During a White House visit Monday in which the two leaders bantered like old friends, Bukele insisted on one thing: He will not release Kilmar Abrego Garcia, a native Salvadoran who was living in Maryland until the U.S. illegally deported him last month. The upshot of that declaration: It gives Trump cover to maintain that he is powerless to implement a judge’s directive that the U.S. “facilitate” Abrego Garcia’s immediate return from a brutal El Salvador prison. The Supreme Court upheld that directive last week.
Trump’s “nothing I can do here” stance is unusual for a president who prides himself on strong-arming other world leaders to do his bidding. And it escalates a clash with the courts in advance of a crucial Tuesday hearing before U.S. District Judge Paula Xinis, who ordered Abrego Garcia’s return and is growing frustrated with the administration’s recalcitrance.
Hours after Bukele’s White House visit, the Trump administration quoted some of his comments in a daily report Xinis has demanded. Also in that document, the acting general counsel at the Department of Homeland Security, Joseph Mazzara, declared that “DHS does not have authority to forcibly extract an alien from the domestic custody of a foreign sovereign nation.” The filing included no information in response to Xinis’ substantive questions.

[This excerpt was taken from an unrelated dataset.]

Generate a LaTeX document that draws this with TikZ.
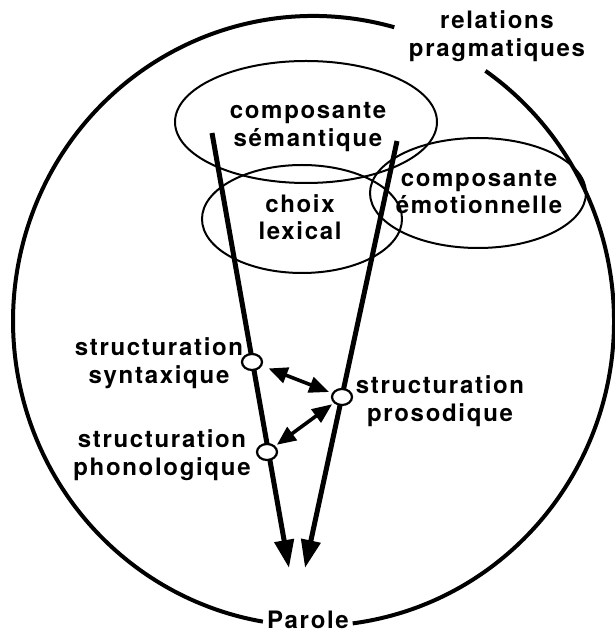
\documentclass[tikz,border=0pt]{standalone}
\usepackage{fontspec}
\newfontfamily\labfont{TeX Gyre Heros}[LetterSpace=7]
\usetikzlibrary{arrows.meta,shapes.geometric,backgrounds}
\begin{document}
\begin{tikzpicture}[x=1pt,y=1pt,
  lab/.style={font=\labfont\bfseries\fontsize{24}{27.5}\selectfont, align=center, inner sep=0pt},
  ell/.style={draw, ellipse, line width=2pt, inner sep=0pt},
  dot/.style={draw, ellipse, fill=white, line width=2.2pt, minimum width=20pt, minimum height=16pt, inner sep=0pt},
  mainarrow/.style={line width=5pt, -{Triangle[length=28pt,width=19pt]}},
  dblarrow/.style={line width=3.6pt, {Triangle[length=19pt,width=16pt]}-{Triangle[length=20pt,width=16pt]}},
  bigc/.style={line width=4pt}]
\useasboundingbox (0,0) rectangle (614,632);

% outer circle (two arcs, gaps for labels)
\draw[bigc] (313.5,311) ++(74.4:300.5 and 305) arc[start angle=74.4,end angle=260.3,x radius=300.5,y radius=305];
\draw[bigc] (313.5,311) ++(277.5:300.5 and 305) arc[start angle=277.5,end angle=415.1,x radius=300.5,y radius=305];

% ellipses
\node[ell, minimum width=262pt, minimum height=122pt] (sem) at (306,510) {};
\node[ell, minimum width=200pt, minimum height=108pt] (lex) at (302,413) {};
\node[ell, minimum width=216pt, minimum height=110pt] (emo) at (478,439) {};

% labels
\node[lab] (trel) at (497,596) {relations\\pragmatiques};
\node[lab] (tsem) at (308,505) {composante\\sémantique};
\node[lab] (tlex) at (300,415) {choix\\lexical};
\node[lab] (temo) at (479,440) {composante\\émotionnelle};
\node[lab] (tsyn) at (159,269) {structuration\\syntaxique};
\node[lab] (tphon) at (162,177) {structuration\\phonologique};
\node[lab] (tpros) at (440,231) {structuration\\prosodique};
\node[lab] (tpar) at (308,12.5) {Parole};

% small circles
\node[dot] (syn) at (252,270) {};
\node[dot] (pros) at (342,235) {};
\node[dot] (phon) at (267,180) {};

% main arrows
\coordinate (Ltop) at (212,499);
\coordinate (Lbot) at (289,64);
\coordinate (Rtop) at (397,491);
\coordinate (Rbot) at (305,64);
\begin{scope}[on background layer]
\draw[mainarrow] (Ltop) -- (Lbot);
\draw[mainarrow] (Rtop) -- (Rbot);
\end{scope}

% double arrows
\draw[dblarrow, shorten <=7pt, shorten >=3pt] (syn) -- (pros);
\draw[dblarrow, shorten <=2pt, shorten >=2pt] (phon) -- (pros);
\end{tikzpicture}
\end{document}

The burgeoning partnership between Trump and Bukele is not limited to Abrego Garcia. Trump sent hundreds of other deportees to El Salvador last month, many without due process. And on Monday, he intensified his threats of lawless deportations even further: He openly mused about sending U.S. citizens to the Salvadoran prison.”

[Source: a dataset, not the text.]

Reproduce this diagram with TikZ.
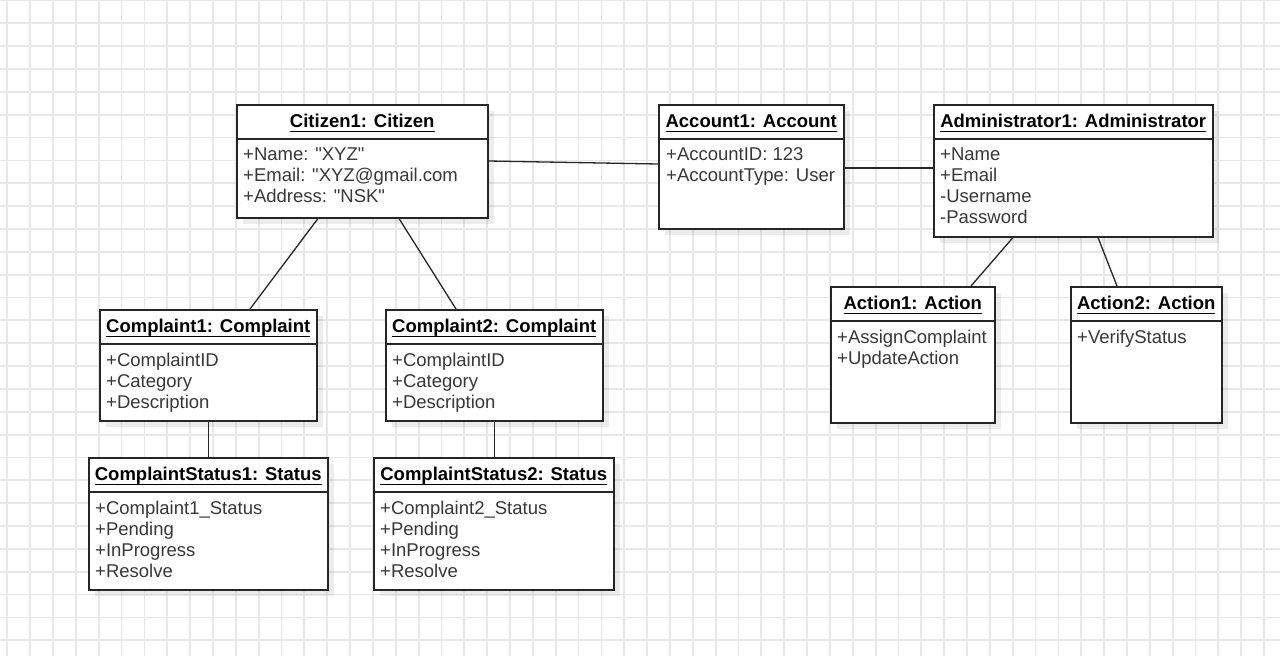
\documentclass[tikz,border=0pt]{standalone}
\usepackage{fontspec}
\setmainfont{Liberation Sans}[Ligatures=TeXOff]
\usetikzlibrary{calc,shadows}
\newsavebox{\titlebox}
\newcommand{\objname}[1]{\sbox\titlebox{#1}\rlap{\rule[-5.2pt]{\wd\titlebox}{1.5pt}}\usebox\titlebox}

\begin{document}
\begin{tikzpicture}[x=1pt,y=-1pt,
    gridline/.style={draw=black!9,line width=1.8pt},
    obj/.style={draw=black!85,line width=1.5pt,fill=white,anchor=north west,inner sep=0pt,
      drop shadow={shadow xshift=6pt,shadow yshift=-6pt,fill=black!60,opacity=.12}},
    objtitle/.style={anchor=base,inner sep=0pt,font=\fontsize{18.5}{21}\selectfont\bfseries},
    objattr/.style={anchor=north west,inner sep=0pt,align=left,text=black!78,
      font=\fontsize{18.5}{21}\selectfont},
    link/.style={draw=black!85,line width=1.3pt}]

    \useasboundingbox (0,0) rectangle (1280,656);
    \fill[white] (0,0) rectangle (1280,656);
    \foreach \i in {0,...,55}
      \draw[gridline] (7.3+\i*22.85,0) -- (7.3+\i*22.85,656);
    \foreach \j in {0,...,28}
      \draw[gridline] (0,0.45+\j*22.85) -- (1280,0.45+\j*22.85);

    % citizen, account, administrator
    \node[obj,minimum width=251pt,minimum height=113pt] (citizen) at (236,104) {};
    \node[objtitle] (citizen-t) at ($(citizen.north)+(0,-23pt)$) {\objname{Citizen1: Citizen}};
    \draw[link] ($(citizen.north west)+(0,-35pt)$) -- ($(citizen.north east)+(0,-35pt)$);
    \node[objattr] (citizen-a) at ($(citizen.north west)+(7pt,-43.7pt)$) {+Name: "XYZ"\\+Email: "XYZ@gmail.com\\+Address: "NSK"};

    \node[obj,minimum width=185pt,minimum height=124pt] (account) at (658,104) {};
    \node[objtitle] (account-t) at ($(account.north)+(0,-23pt)$) {\objname{Account1: Account}};
    \draw[link] ($(account.north west)+(0,-35pt)$) -- ($(account.north east)+(0,-35pt)$);
    \node[objattr] (account-a) at ($(account.north west)+(8pt,-43.7pt)$) {+AccountID: 123\\+AccountType: User};

    \node[obj,minimum width=279pt,minimum height=132pt] (admin) at (933,104) {};
    \node[objtitle] (admin-t) at ($(admin.north)+(0,-23pt)$) {\objname{Administrator1: Administrator}};
    \draw[link] ($(admin.north west)+(0,-35pt)$) -- ($(admin.north east)+(0,-35pt)$);
    \node[objattr] (admin-a) at ($(admin.north west)+(7pt,-43.7pt)$) {+Name\\+Email\\-Username\\-Password};

    % complaints
    \node[obj,minimum width=217pt,minimum height=111pt] (complaint1) at (99,309) {};
    \node[objtitle] (complaint1-t) at ($(complaint1.north)+(0,-23pt)$) {\objname{Complaint1: Complaint}};
    \draw[link] ($(complaint1.north west)+(0,-35pt)$) -- ($(complaint1.north east)+(0,-35pt)$);
    \node[objattr] (complaint1-a) at ($(complaint1.north west)+(7pt,-43.7pt)$) {+ComplaintID\\+Category\\+Description};

    \node[obj,minimum width=217pt,minimum height=111pt] (complaint2) at (385,309) {};
    \node[objtitle] (complaint2-t) at ($(complaint2.north)+(0,-23pt)$) {\objname{Complaint2: Complaint}};
    \draw[link] ($(complaint2.north west)+(0,-35pt)$) -- ($(complaint2.north east)+(0,-35pt)$);
    \node[objattr] (complaint2-a) at ($(complaint2.north west)+(7pt,-43.7pt)$) {+ComplaintID\\+Category\\+Description};

    % statuses
    \node[obj,minimum width=239pt,minimum height=132pt] (status1) at (88,457) {};
    \node[objtitle] (status1-t) at ($(status1.north)+(0,-23pt)$) {\objname{ComplaintStatus1: Status}};
    \draw[link] ($(status1.north west)+(0,-35pt)$) -- ($(status1.north east)+(0,-35pt)$);
    \node[objattr] (status1-a) at ($(status1.north west)+(7pt,-43.7pt)$) {+Complaint1\_Status\\+Pending\\+InProgress\\+Resolve};

    \node[obj,minimum width=240pt,minimum height=132pt] (status2) at (373,457) {};
    \node[objtitle] (status2-t) at ($(status2.north)+(0,-23pt)$) {\objname{ComplaintStatus2: Status}};
    \draw[link] ($(status2.north west)+(0,-35pt)$) -- ($(status2.north east)+(0,-35pt)$);
    \node[objattr] (status2-a) at ($(status2.north west)+(7pt,-43.7pt)$) {+Complaint2\_Status\\+Pending\\+InProgress\\+Resolve};

    % actions
    \node[obj,minimum width=164pt,minimum height=136pt] (action1) at (830,286) {};
    \node[objtitle] (action1-t) at ($(action1.north)+(0,-23pt)$) {\objname{Action1: Action}};
    \draw[link] ($(action1.north west)+(0,-35pt)$) -- ($(action1.north east)+(0,-35pt)$);
    \node[objattr] (action1-a) at ($(action1.north west)+(7pt,-43.7pt)$) {+AssignComplaint\\+UpdateAction};

    \node[obj,minimum width=151pt,minimum height=136pt] (action2) at (1070,286) {};
    \node[objtitle] (action2-t) at ($(action2.north)+(0,-23pt)$) {\objname{Action2: Action}};
    \draw[link] ($(action2.north west)+(0,-35pt)$) -- ($(action2.north east)+(0,-35pt)$);
    \node[objattr] (action2-a) at ($(action2.north west)+(7pt,-43.7pt)$) {+VerifyStatus};

    % links
    \draw[link] ($(citizen.north east)+(0,-57pt)$) -- ($(account.north west)+(0,-60pt)$);
    \draw[link] ($(account.north east)+(0,-64pt)$) -- ($(admin.north west)+(0,-64pt)$);
    \draw[link] ($(citizen.south west)+(82pt,0)$) -- ($(complaint1.north west)+(151pt,0)$);
    \draw[link] ($(citizen.south west)+(163pt,0)$) -- ($(complaint2.north west)+(71pt,0)$);
    \draw[link] (complaint1.south) -- (status1.north);
    \draw[link] (complaint2.south) -- (complaint2.south |- status2.north);
    \draw[link] ($(admin.south west)+(80pt,0)$) -- ($(action1.north west)+(141pt,0)$);
    \draw[link] ($(admin.south west)+(165pt,0)$) -- ($(action2.north west)+(47pt,0)$);
\end{tikzpicture}
\end{document}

“The Supreme Court..unanimously agreed that alleged members of the Venezuelan gang Tren de Aragua have a due process right to challenge President Donald Trump’s use of the Alien Enemies Act (AEA) to summarily deport them. At the same time, the majority lifted a temporary restraining order (TRO) that blocked those deportations, saying Venezuelans detained under the AEA must file habeas corpus petitions in Texas, where they are being held, rather than seeking relief in the District of Columbia under the Administrative Procedure Act.”
One of America’s powers is taking smart people from other countries and using their energies and insights. Trump is dampening that power.
“Kseniia Petrova’s path from a Harvard laboratory to an immigration cell began with frogs.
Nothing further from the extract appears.